Why does $\Gamma(1-z)\Gamma(z) = \frac{\pi}{\sin \pi z}$ imply $\Gamma(z) \not = 0$

Question

I'm reading on the extension of $\Gamma$ to the complex plane and there is written:

Corollary

$$\Gamma(z) \not = 0 \qquad \forall z \in \mathbb{C}\setminus\{0,-1,-2, \dots\}$$

Proof

$(\forall z \in \mathbb{C}\setminus\mathbb{Z}) \quad \Gamma(1-z)\Gamma(z) = \dfrac{\pi}{\sin \pi z}$ implies this. For $n\in \mathbb{N}$ is $\Gamma(n+1) = n! \not = 0$.

Why?

Can someone explain why that is true?
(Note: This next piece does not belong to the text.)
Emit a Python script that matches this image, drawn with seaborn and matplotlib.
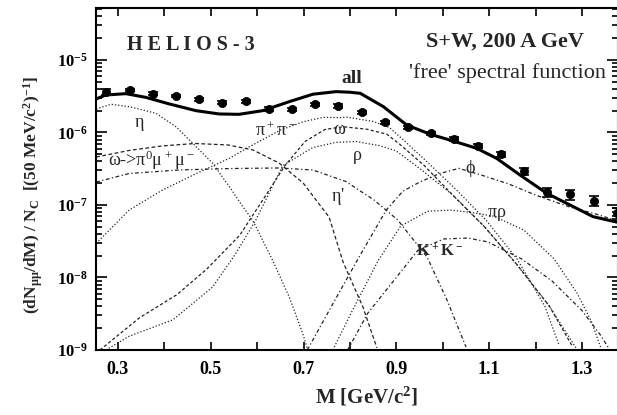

Why does $\Gamma(1-z)\Gamma(z) = \dfrac{\pi}{\sin \pi z}$ imply $\Gamma(z) \not = 0$?

Answer 1

If $\Gamma(z_0)=0$ then

$$0 = \Gamma(1-z_0)\Gamma(z_0) = \dfrac{\pi}{\sin(\pi z_0)}$$

And $\dfrac{1}{z}\neq 0$ for any $z\in\mathbb{C}$

Answer 2

The RHS is nonzero, so no factor of the LHS can be zero.